Quim Torra y Laura Borràs son tal para cual. Van enfundados en los hábitos canónicos de la Cultura Catalana. Destinan una parte de su vida al renacimiento de valores que ellos creían hurtados por España, pero que conviven con nosotros desde que la democracia devolvió la normalidad a las aulas. En búsqueda peregrina del jusqu'au bout, versión doméstica, han hecho buenas migas con la CUP. Quim y Laura son familiares en el mundo de las plataformas anticapitalistas y situacionistas, al decir de Anna Gabriel. A ellos dos, JxCat les encargó en su momento mantener una ventana abierta con los chicos de planfleto y barricada. Si salen calientes del horno anarcoide, poca cosa harán en el proscenio del poder. El abogado y editor se sube mentalmente en el trono, sin advertir el reclamo torticero de su dueño. No solamente es títere, sino que recuerdo el uso literario del "idiota de la familia" descrito por Sartre en aquel mamotrético ensayo de nunca acabar que quiso desmontar la estética heroica de la ficción de Flaubert girando sobre la admiración que le producían los totalitarismo utópicos.

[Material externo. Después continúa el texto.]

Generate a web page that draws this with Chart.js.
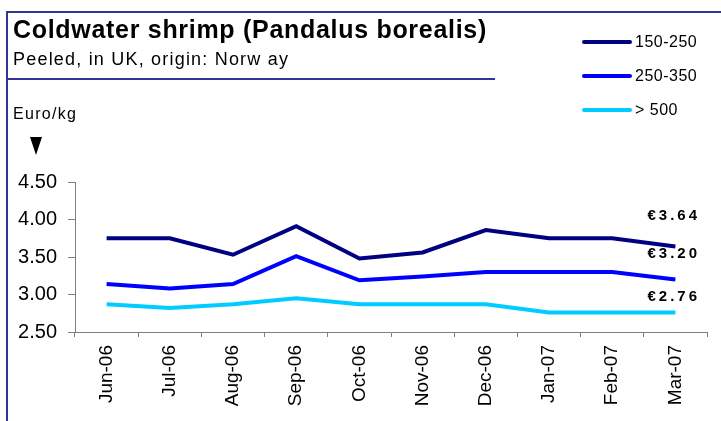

Torra, en el fondo de alma, todavía no debe creerse que será president. Vale la pena recordar sus desvelos para que Puigdemont se hiciera presente y fuese investido estando en busca y captura. En los servicios jurídicos de la cámara legislativa catalana se recuerda cómo prepararon la sala de la noche. Al día siguiente, a media mañana, Roger Torrent anunció el aplazamiento del pleno para no desobedecer al TC. Y la noticia estalló en el war room. Desde entonces a Torra y Borras les llaman los “irreductibles”; y también desde entonces el frente común del bloque independentista anda resquebrajado y roto. Y Torra teme lo peor en el último minuto. No hay nada que proteger, salvo la no repetición de unas elecciones.
Torra es un abogado que conoció Suiza trabajando en una empresa aseguradora y volvió a casa hecho un basilisco por culpa de la España que nos roba (menuda sandez). Fundó la editorial A Contra Vent, un esfuerzo alternativo que no ha dejado de crecer --como sus negocios periodísticos vinculados a las subvenciones públicas-- como constelación de republicanos añejos y robles que deberían conformar la memoria de la patria. Él ha bautizado sus colecciones como de resumen del periodismo literario catalán, aunque, con todos los respetos a sus negros, está muy lejos de la obra magna que quiere emular (Selecta, Crema, etc.) o de los rastros dejados por los sellos que combinan calidad y distancia.